To H.P.’s credit, it read the PC market just right in recent years, capitalizing on a surge in laptops and retail sales. It revamped the look of its products, developed a distinctive ad campaign and began to assert more independence.
For example, the company built a fanciful laptop in tandem with the fashion designer Vivienne Tam; it looks as much like a purse as a computer. And H.P.’s most daring move may have come with its TouchSmart software that lets people manipulate items on their computer screens with their fingers, while also adding a distinct look and feel to the company’s gear.
On the printing side, the company feels poised to capitalize on another megatrend: a shift to digital presses for industrial jobs like making magazines and labels. Every percentage point of additional share in this market translates into immense profits for H.P., which pours research and development dollars into proprietary ink.
Mr. Hurd points again and again to the company’s scale and diversity as its major advantages.
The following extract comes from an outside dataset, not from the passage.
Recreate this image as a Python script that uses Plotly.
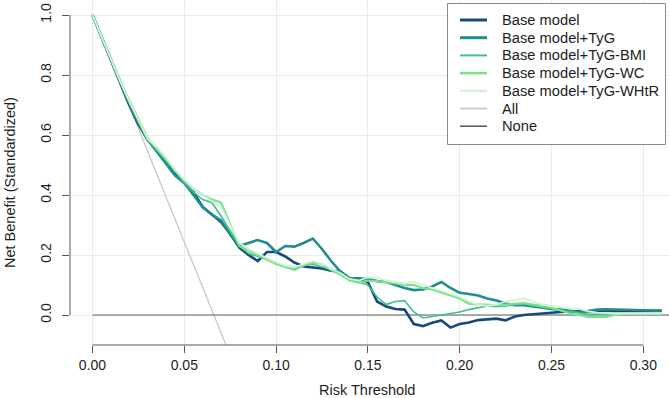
import plotly.graph_objects as go

# ---------------- data ----------------
thresholds = [round(0.005 * i, 3) for i in range(63)]

base_model = [1.0, .925, .85, .77, .70, .635, .585, .55, .51, .47,
              .44, .41, .36, .335, .31, .27, .225, .20, .18, .21,
              .21, .195, .175, .162, .158, .155, .148, .145, .122, .12,
              .11, .045, .028, .02, .018, -.03, -.037, -.026, -.018, -.042,
              -.03, -.025, -.017, -.015, -.012, -.018, -.005, 0.0, .003, .006,
              .008, .01, .012, .012, .013, .013, .014, .014, .014, .014,
              .014, .014, .014]

tyg = [1.0, .925, .85, .775, .705, .64, .585, .545, .505, .465,
       .44, .40, .36, .335, .315, .27, .23, .24, .25, .24,
       .21, .23, .228, .24, .255, .22, .18, .145, .122, .122,
       .12, .113, .11, .10, .09, .083, .085, .095, .11, .09,
       .074, .07, .065, .055, .048, .038, .033, .033, .028, .025,
       .02, .018, .013, .01, .013, .018, .019, .018, .016, .015,
       .014, .014, .014]

tyg_bmi = [1.0, .925, .85, .78, .71, .645, .585, .55, .515, .48,
           .44, .41, .385, .375, .33, .28, .23, .205, .195, .185,
           .175, .16, .15, .165, .17, .16, .15, .135, .12, .11,
           .10, .06, .035, .045, .048, .01, -.01, -.005, 0.0, .003,
           .01, .018, .024, .03, .028, .03, .035, .036, .03, .025,
           .02, .015, .01, .005, .002, .003, .004, .005, .005, .005,
           .005, .005, .005]

tyg_wc = [1.0, .925, .85, .78, .715, .65, .59, .555, .52, .48,
          .45, .42, .40, .385, .375, .30, .23, .215, .20, .185,
          .17, .16, .155, .165, .175, .17, .15, .135, .115, .108,
          .115, .113, .11, .105, .10, .10, .09, .085, .075, .065,
          .055, .038, .035, .035, .032, .035, .038, .04, .035, .03,
          .025, .015, .005, 0.0, -.006, -.006, -.006, 0.0, .005, .005,
          .005, .005, .005]

tyg_whtr = [1.0, .925, .85, .78, .712, .648, .588, .56, .525, .485,
            .45, .42, .40, .38, .36, .30, .24, .22, .205, .19,
            .175, .165, .16, .17, .18, .17, .155, .14, .12, .115,
            .125, .125, .115, .11, .105, .11, .10, .09, .08, .07,
            .06, .045, .035, .03, .035, .045, .05, .056, .045, .035,
            .03, .025, .022, .02, .012, .008, .006, .005, .005, .005,
            .005, .005, .005]

all_x = [0.0, 0.0727]
all_y = [1.0, -0.1]
none_x = [0.0, 0.32]
none_y = [0.0, 0.0]

series_names = ["Base model", "Base model+TyG", "Base model+TyG-BMI",
                "Base model+TyG-WC", "Base model+TyG-WHtR", "All", "None"]

x_ticks = [0.0, 0.05, 0.10, 0.15, 0.20, 0.25, 0.30]
x_ticklabels = ["0.00", "0.05", "0.10", "0.15", "0.20", "0.25", "0.30"]
y_ticks = [0.0, 0.2, 0.4, 0.6, 0.8, 1.0]
y_ticklabels = ["0.0", "0.2", "0.4", "0.6", "0.8", "1.0"]

# ---------------- style ----------------
colors = ["#17497A", "#228C8C", "#42C090", "#7AE28C", "#D2F2D6", "#C4C4C4", "#5E5E5E"]
widths = [2.6, 2.6, 1.6, 2.2, 1.8, 1.2, 1.2]
FONT = "Liberation Sans, Arial, sans-serif"
TXT = "#1e1e1e"

W, H = 669, 398
ML, MR, MT, MB = 70, 0, 0, 53
PW, PH = W - ML - MR, H - MT - MB


def px_x(p):
    return (p - ML) / PW


def px_y(p):
    return (H - MB - p) / PH


fig = go.Figure()
fig.add_trace(go.Scatter(x=all_x, y=all_y, mode="lines", name=series_names[5],
                         line=dict(color=colors[5], width=widths[5]), showlegend=False))
fig.add_trace(go.Scatter(x=none_x, y=none_y, mode="lines", name=series_names[6],
                         line=dict(color=colors[6], width=widths[6]), showlegend=False))
for name, ys, c, w in zip(series_names[:5], [base_model, tyg, tyg_bmi, tyg_wc, tyg_whtr],
                          colors[:5], widths[:5]):
    fig.add_trace(go.Scatter(x=thresholds, y=ys, mode="lines", name=name,
                             line=dict(color=c, width=w), showlegend=False))

shapes = []
# axis lines (R style: only span the tick range)
shapes.append(dict(type="line", xref="paper", yref="y", x0=0, x1=0, y0=0, y1=1,
                   line=dict(color="#555555", width=1)))
shapes.append(dict(type="line", xref="x", yref="paper", x0=0, x1=0.30, y0=0, y1=0,
                   line=dict(color="#555555", width=1)))
# legend box
shapes.append(dict(type="rect", xref="paper", yref="paper",
                   x0=px_x(447.5), x1=px_x(665.5), y0=px_y(144.5), y1=px_y(3.5),
                   line=dict(color="#8a8a8a", width=1), fillcolor="white", layer="above"))
annotations = []
row0, step = 20.0, 17.7
for i, name in enumerate(series_names):
    yy = row0 + i * step
    shapes.append(dict(type="line", xref="paper", yref="paper",
                       x0=px_x(460), x1=px_x(487), y0=px_y(yy), y1=px_y(yy),
                       line=dict(color=colors[i], width=widths[i] + 0.4), layer="above"))
    annotations.append(dict(x=px_x(500), y=px_y(yy), xref="paper", yref="paper",
                            text=name, showarrow=False, xanchor="left", yanchor="middle",
                            font=dict(family=FONT, size=14.7, color=TXT)))

annotations.append(dict(x=px_x(367), y=px_y(390), xref="paper", yref="paper",
                        text="Risk Threshold", showarrow=False, xanchor="center",
                        yanchor="middle", font=dict(family=FONT, size=14.5, color=TXT)))
annotations.append(dict(x=px_x(10), y=px_y(183), xref="paper", yref="paper",
                        text="Net Benefit (Standardized)", showarrow=False, textangle=-90,
                        xanchor="center", yanchor="middle",
                        font=dict(family=FONT, size=14.5, color=TXT)))

fig.update_layout(
    width=W, height=H,
    margin=dict(l=ML, r=MR, t=MT, b=MB, pad=0),
    paper_bgcolor="white", plot_bgcolor="white",
    shapes=shapes, annotations=annotations,
    showlegend=False,
    xaxis=dict(range=[-0.01225, 0.314], tickvals=x_ticks, ticktext=x_ticklabels,
               ticks="outside", ticklen=7, tickcolor="#555555", tickwidth=1,
               showline=False, zeroline=False, showgrid=True, gridcolor="#ebebeb",
               gridwidth=1, tickfont=dict(family=FONT, size=14, color=TXT),
               fixedrange=True),
    yaxis=dict(range=[-0.1, 1.05], tickvals=y_ticks, ticktext=y_ticklabels,
               ticks="outside", ticklen=7, tickcolor="#555555", tickwidth=1,
               tickangle=-90, ticklabelstandoff=5, showline=False, zeroline=False,
               showgrid=True, gridcolor="#ebebeb", gridwidth=1,
               tickfont=dict(family=FONT, size=14, color=TXT), fixedrange=True),
)

fig.write_html("out.html", config={"displayModeBar": False},
               post_script="document.body.style.margin='0';document.body.style.overflow='hidden';")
Companies like I.B.M. and Dell have also emerged as the largest buyers of components during different eras, says Intel’s chief executive, Paul S. Otellini. Typically, the companies have started to struggle just as their buying heft approaches that of H.P., when gains prove tougher to come by and unexpected, nimble competitors emerge. That said, the tech industry has never encountered a giant the size of H.P.
“I do think Mark has carved out a unique opportunity that comes from selling everything from servers to phones,” Mr. Otellini says.
In the end, Mr. Hurd says he’s not worried about his image as a numbers mercenary and refuses to fret about how others view his approach as H.P. tries to innovate its way toward growth.
“When I was at Teradata, I got called a growth guy. And then when I became C.E.O. of the whole company, I got called a cost-cutter,” Mr. Hurd says. “Then, I came to H.P. and became an operations guy.
“To be very blunt, I am not really that concerned with what labels get associated with somebody. I know we have a whole bunch of things to get done.”